**Task to carry out:** Pictures excluded, reproduce exactly the lines below from the one with "Reproduce this chart with D3.js." through the one with "const shapeTicks = [0, 20, 40, 60, 80, 100];", both included.

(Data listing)
↓
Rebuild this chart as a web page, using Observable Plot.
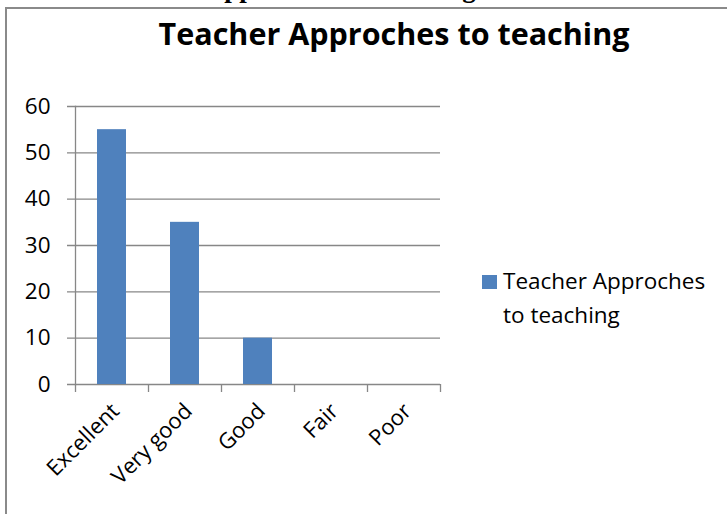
<!DOCTYPE html>
<html>
<head>
<meta charset="utf-8">
<script src="https://cdn.jsdelivr.net/npm/d3@7"></script>
<script src="https://cdn.jsdelivr.net/npm/@observablehq/plot@0.6"></script>
<style>
  html, body { margin: 0; padding: 0; background: #fff; }
  #wrap { position: relative; width: 727px; height: 514px; overflow: hidden; font-family: "Open Sans", sans-serif; }
  #frame { position: absolute; left: 5px; top: 7px; width: 800px; height: 600px; border: 2px solid #8a8a8a; box-sizing: border-box; }
  #chart { position: absolute; left: 0; top: 0; }
  #overlay { position: absolute; left: 0; top: 0; pointer-events: none; }
</style>
</head>
<body>
<div id="wrap">
  <div id="frame"></div>
  <div id="chart"></div>
  <svg id="overlay" width="727" height="514"></svg>
</div>
<script>
const categories = ["Excellent", "Very good", "Good", "Fair", "Poor"];
const values = [55, 35, 10, 0, 0];
const yTicks = [0, 10, 20, 30, 40, 50, 60];
const seriesName = "Teacher Approches to teaching";
const titleText = "Teacher Approches to teaching";
const captionAbove = "Teacher Approaches to teaching";

const barColor = "#4F81BD";
const gridColor = "#878787";
const font = "'Open Sans', sans-serif";
const W = 727, H = 514;
const mL = 75, mR = 287, mT = 106, mB = 130;
const step = (W - mL - mR) / categories.length;

const data = categories.map((c, i) => ({category: c, value: values[i]}));

const chart = Plot.plot({
  width: W,
  height: H,
  marginLeft: mL,
  marginRight: mR,
  marginTop: mT,
  marginBottom: mB,
  style: {background: "transparent", fontFamily: font, overflow: "visible"},
  x: {domain: categories, paddingInner: 0.6, paddingOuter: 0.3, axis: null},
  y: {domain: [0, 60], axis: null},
  marks: [
    Plot.ruleY(yTicks, {y: d => d, stroke: gridColor, strokeWidth: 1.3, insetLeft: -8}),
    Plot.frame({anchor: "left", stroke: gridColor, strokeWidth: 1.3}),
    Plot.barY(data, {x: "category", y: "value", fill: barColor}),
    Plot.ruleX(categories, {x: d => d, y1: 0, y2: 0, dx: -step / 2, insetBottom: -8, stroke: gridColor, strokeWidth: 1.3}),
    Plot.ruleX(categories.slice(-1), {x: d => d, y1: 0, y2: 0, dx: step / 2, insetBottom: -8, stroke: gridColor, strokeWidth: 1.3}),
    Plot.text(yTicks, {frameAnchor: "left", y: d => d, text: d => String(d), textAnchor: "end", dx: -25, fontSize: 22.5, fill: "#000"}),
    Plot.text(categories, {x: d => d, y: 0, text: d => d, rotate: -45, textAnchor: "end", lineAnchor: "bottom", dx: 8.5, dy: 28, fontSize: 22, fill: "#000"})
  ]
});
document.getElementById("chart").appendChild(chart);

const ov = d3.select("#overlay");
ov.append("text")
  .attr("x", 108).attr("y", -3)
  .attr("font-family", "'Liberation Serif', 'Times New Roman', serif")
  .attr("font-size", 27).attr("font-weight", "bold")
  .text(captionAbove);
ov.append("text")
  .attr("x", 394).attr("y", 45)
  .attr("text-anchor", "middle")
  .attr("font-family", font)
  .attr("font-weight", "bold").attr("font-size", 30.5)
  .text(titleText);
ov.append("rect")
  .attr("x", 482).attr("y", 275).attr("width", 15).attr("height", 14)
  .attr("fill", barColor);
const words = seriesName.split(" ");
const lines = [words.slice(0, 2).join(" "), words.slice(2).join(" ")];
ov.selectAll("text.leg").data(lines).join("text")
  .attr("class", "leg")
  .attr("x", 503).attr("y", (d, i) => 289 + i * 34)
  .attr("font-family", font)
  .attr("font-size", 22.5)
  .text(d => d);
</script>
</body>
</html>
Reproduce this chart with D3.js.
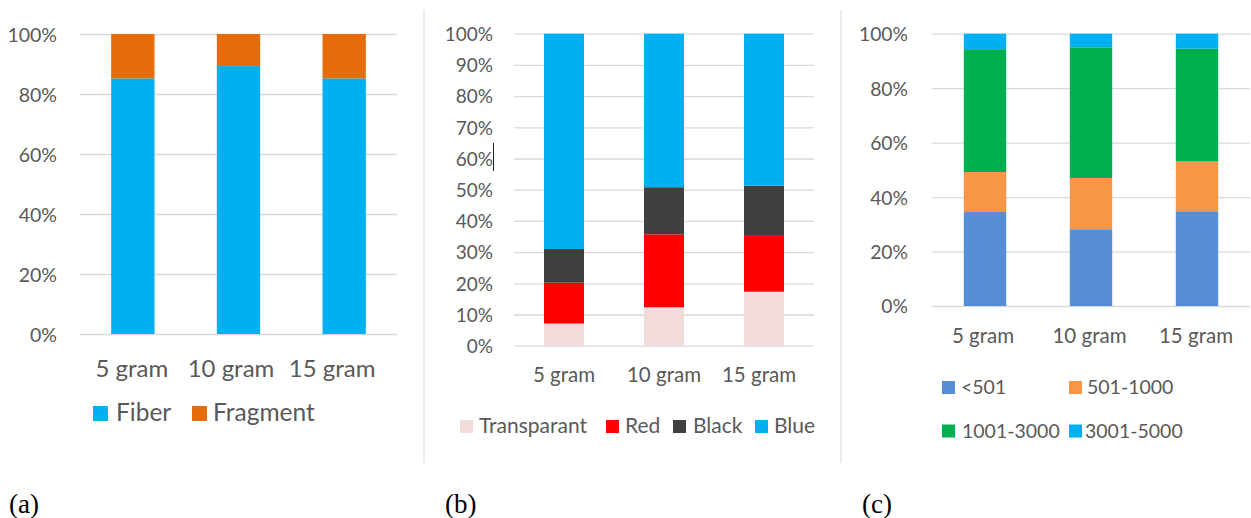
<!DOCTYPE html>
<html>
<head>
<meta charset="utf-8">
<script src="https://cdn.jsdelivr.net/npm/d3@7"></script>
<style>
  html, body { margin: 0; padding: 0; background: #fff; }
  svg { display: block; }
</style>
</head>
<body>
<svg id="fig" width="1251" height="518"></svg>
<script>
// Sample masses shared by all three panels
const grams = ["5 gram", "10 gram", "15 gram"];

// (a) particle shape, % of particles
const shapeNames = ["Fiber", "Fragment"];
const fiberPct = [85.2, 89.3, 85.2];
const fragmentPct = [14.8, 10.7, 14.8];
const shapeTicks = [0, 20, 40, 60, 80, 100];

// (b) particle colour, % of particles
const colourNames = ["Transparant", "Red", "Black", "Blue"];
const transparantPct = [7.1, 12.3, 17.3];
const redPct = [13.1, 23.4, 17.9];
const blackPct = [10.8, 15.1, 16.1];
const bluePct = [69.0, 49.2, 48.7];
const colourTicks = [0, 10, 20, 30, 40, 50, 60, 70, 80, 90, 100];

// (c) particle size class, % of particles
const sizeNames = ["<501", "501-1000", "1001-3000", "3001-5000"];
const sizeUnder501 = [34.5, 28.2, 34.8];
const size501to1000 = [14.7, 18.8, 18.3];
const size1001to3000 = [45.1, 48.0, 41.4];
const size3001to5000 = [5.7, 5.0, 5.5];
const sizeTicks = [0, 20, 40, 60, 80, 100];

const FONT = "Lato, 'Open Sans', sans-serif";
const TEXT = "#595959";
const GRID = "#d9d9d9";

const svg = d3.select("#fig");

function drawPanel(opt) {
  const g = svg.append("g");
  const rows = grams.map((cat, i) => {
    const r = { cat };
    opt.keys.forEach((k, j) => { r[k] = opt.series[j][i]; });
    return r;
  });
  const layers = d3.stack().keys(opt.keys)(rows);

  const x = d3.scaleBand().domain(grams)
    .range([opt.x0, opt.x1])
    .paddingInner(opt.pad).paddingOuter(opt.pad / 2);
  const y = d3.scaleLinear().domain([0, 100]).range([opt.yBottom, opt.yTop]);
  const color = d3.scaleOrdinal().domain(opt.keys).range(opt.colors);

  // horizontal gridlines
  g.append("g")
    .attr("transform", `translate(${opt.x0},0)`)
    .call(d3.axisLeft(y).tickValues(opt.ticks).tickSize(-(opt.x1 - opt.x0)).tickFormat(""))
    .call(a => a.select(".domain").remove())
    .selectAll("line").attr("stroke", GRID).attr("stroke-width", 1.3);

  // percentage labels
  const ya = g.append("g")
    .attr("transform", `translate(${opt.tickRight},0)`)
    .call(d3.axisLeft(y).tickValues(opt.ticks).tickSize(0).tickPadding(0).tickFormat(d => d + "%"));
  ya.select(".domain").remove();
  ya.attr("font-family", FONT).attr("font-size", opt.tickFont);
  ya.selectAll("text").attr("fill", TEXT).attr("dy", "0.36em");

  // stacked bars
  g.append("g").selectAll("g").data(layers).join("g")
    .attr("fill", d => color(d.key))
    .selectAll("rect").data(d => d).join("rect")
    .attr("x", d => x(d.data.cat))
    .attr("width", x.bandwidth())
    .attr("y", d => y(d[1]))
    .attr("height", d => y(d[0]) - y(d[1]));

  // category labels (nudged sideways where they crowd each other)
  const xa = g.append("g")
    .attr("transform", `translate(0,${opt.catBaseline})`)
    .call(d3.axisBottom(x).tickSize(0).tickPadding(0));
  xa.select(".domain").remove();
  xa.attr("font-family", FONT).attr("font-size", opt.catFont);
  xa.selectAll("text").attr("fill", TEXT).attr("dy", 0).attr("y", 0)
    .attr("dx", (d, i) => opt.catShift[i]);

  // legend
  const lg = g.append("g").attr("font-family", FONT).attr("font-size", opt.legendFont);
  opt.keys.forEach((k, i) => {
    const p = opt.legendPos[i];
    lg.append("rect")
      .attr("x", p[0]).attr("y", p[1] - opt.swatch)
      .attr("width", opt.swatch).attr("height", opt.swatch)
      .attr("fill", color(k));
    lg.append("text")
      .attr("x", p[2]).attr("y", p[1])
      .attr("fill", TEXT).text(k);
  });
}

// (a) shape
drawPanel({
  keys: shapeNames,
  series: [fiberPct, fragmentPct],
  colors: ["#00b0f0", "#e46c0a"],
  ticks: shapeTicks,
  x0: 80, x1: 397, yTop: 34, yBottom: 334, pad: 0.59,
  tickRight: 57, tickFont: 19.5,
  catBaseline: 377, catFont: 24, catShift: [-1, -7.5, -12],
  legendFont: 24.5, swatch: 15,
  legendPos: [[93, 421, 116], [192, 421, 213]]
});

// (b) colour
drawPanel({
  keys: colourNames,
  series: [transparantPct, redPct, blackPct, bluePct],
  colors: ["#f2dcdb", "#ff0000", "#404040", "#00b0f0"],
  ticks: colourTicks,
  x0: 514, x1: 814, yTop: 33.7, yBottom: 345.7, pad: 0.6,
  tickRight: 493, tickFont: 19,
  catBaseline: 382, catFont: 20.5, catShift: [0, 0, -5],
  legendFont: 21, swatch: 13,
  legendPos: [[460, 433, 479], [606, 433, 625], [673, 433, 693], [755, 433, 774]]
});

// (c) size
drawPanel({
  keys: sizeNames,
  series: [sizeUnder501, size501to1000, size1001to3000, size3001to5000],
  colors: ["#558ed5", "#f79646", "#00b050", "#00b0f0"],
  ticks: sizeTicks,
  x0: 932, x1: 1250, yTop: 33.7, yBottom: 306, pad: 0.6,
  tickRight: 908, tickFont: 19.3,
  catBaseline: 342.5, catFont: 20.5, catShift: [-2, -1.5, -1],
  legendFont: 19.5, swatch: 13,
  legendPos: [[942, 394, 961], [1069, 394, 1087], [942, 437.5, 962], [1069, 437.5, 1085]]
});

// panel separators
[424, 841].forEach(px => {
  svg.append("line")
    .attr("x1", px).attr("x2", px).attr("y1", 10).attr("y2", 463)
    .attr("stroke", "#d9d9d9").attr("stroke-width", 1);
});

// text caret left next to the 60% label in (b)
svg.append("line")
  .attr("x1", 493.5).attr("x2", 493.5).attr("y1", 143).attr("y2", 171)
  .attr("stroke", "#222").attr("stroke-width", 1);

// panel captions
[["(a)", 9], ["(b)", 445], ["(c)", 862]].forEach(([t, px]) => {
  svg.append("text")
    .attr("x", px).attr("y", 512.5)
    .attr("font-family", "'Liberation Serif', serif")
    .attr("font-size", 27)
    .attr("fill", "#000")
    .text(t);
});
</script>
</body>
</html>
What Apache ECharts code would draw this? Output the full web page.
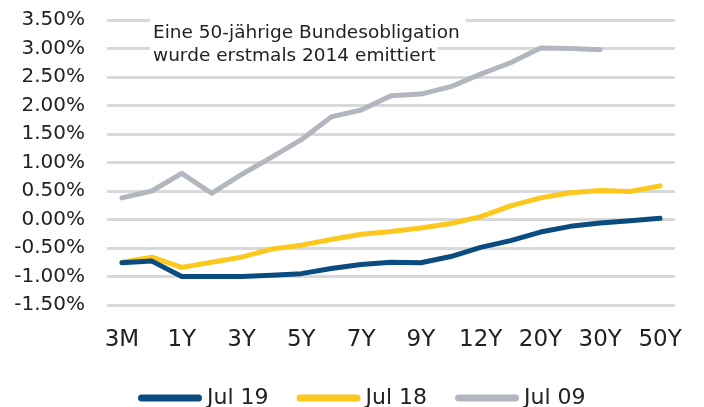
<!DOCTYPE html>
<html><head><meta charset="utf-8">
<script src="https://cdn.jsdelivr.net/npm/echarts@6/dist/echarts.min.js"></script>
<style>html,body{margin:0;padding:0;background:#fff}#c{width:704px;height:407px}</style>
</head><body><div id="c"></div>
<script>
var categories = ['3M','6M','1Y','2Y','3Y','4Y','5Y','6Y','7Y','8Y','9Y','10Y','12Y','15Y','20Y','25Y','30Y','40Y','50Y'];
var jul19 = [-0.76,-0.73,-1.00,-1.00,-1.00,-0.98,-0.95,-0.86,-0.79,-0.75,-0.76,-0.65,-0.49,-0.37,-0.22,-0.12,-0.06,-0.02,0.02];
var jul18 = [-0.75,-0.66,-0.84,-0.75,-0.66,-0.52,-0.45,-0.35,-0.26,-0.21,-0.15,-0.07,0.05,0.24,0.38,0.47,0.51,0.49,0.59];
var jul09 = [0.38,0.50,0.81,0.46,0.79,1.09,1.40,1.80,1.92,2.17,2.20,2.33,2.55,2.75,3.01,3.00,2.98,null,null];
var seriesNames = ['Jul 19','Jul 18','Jul 09'];
var annotation = ['Eine 50-jährige Bundesobligation','wurde erstmals 2014 emittiert'];

var colors = ['#0b4c80','#fdc81e','#b2b6bf'];
var font = 'DejaVu Sans';
var txt = '#222';
var chart = echarts.init(document.getElementById('c'));
var pill = 'path://M3.5,0 L60.5,0 A3.5,3.5 0 0 1 60.5,7 L3.5,7 A3.5,3.5 0 0 1 3.5,0 Z';
function mk(name, data, i){
  return {name:name,type:'line',data:data,symbol:'none',smooth:false,icon:pill,
    lineStyle:{width:5,color:colors[i],cap:'round',join:'round'},itemStyle:{color:colors[i]},z:5-i};
}
chart.setOption({
  animation:false,
  textStyle:{fontFamily:font},
  grid:{left:107,right:29,top:20,bottom:102},
  xAxis:{type:'category',data:categories,boundaryGap:true,
    axisLine:{show:false},axisTick:{show:false},
    axisLabel:{interval:1,margin:24,fontSize:23,color:txt,fontFamily:font}},
  yAxis:{type:'value',min:-1.5,max:3.5,interval:0.5,
    axisLine:{show:false},axisTick:{show:false},
    splitLine:{lineStyle:{color:'#d9d9d9',width:3}},
    axisLabel:{margin:22,fontSize:20,color:txt,fontFamily:font,formatter:function(v){return v.toFixed(2)+'%';}}},
  legend:{top:382,left:133,itemWidth:64,itemHeight:7,itemGap:28,icon:pill,
    textStyle:{fontSize:22,color:txt,fontFamily:font},data:seriesNames},
  graphic:[
    {type:'text',left:150,top:18,z:100,style:{text:annotation[0],font:'18.5px "'+font+'"',fill:txt,backgroundColor:'#fff',padding:[6,6,1,3]}},
    {type:'text',left:150,top:46,z:100,style:{text:annotation[1],font:'18.5px "'+font+'"',fill:txt,backgroundColor:'#fff',padding:[1,2,2,3]}}
  ],
  series:[mk(seriesNames[2],jul09,2),mk(seriesNames[1],jul18,1),mk(seriesNames[0],jul19,0)]
});
</script></body></html>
↑
**Problem solution:**
Reproduce this chart with D3.js.
<!DOCTYPE html>
<html>
<head>
<meta charset="utf-8">
<script src="https://cdn.jsdelivr.net/npm/d3@7"></script>
<style>
  html, body { margin: 0; padding: 0; background: #fff; }
  svg { display: block; }
</style>
</head>
<body>
<svg id="fig" width="1251" height="518"></svg>
<script>
// Sample masses shared by all three panels
const grams = ["5 gram", "10 gram", "15 gram"];

// (a) particle shape, % of particles
const shapeNames = ["Fiber", "Fragment"];
const fiberPct = [85.2, 89.3, 85.2];
const fragmentPct = [14.8, 10.7, 14.8];
const shapeTicks = [0, 20, 40, 60, 80, 100];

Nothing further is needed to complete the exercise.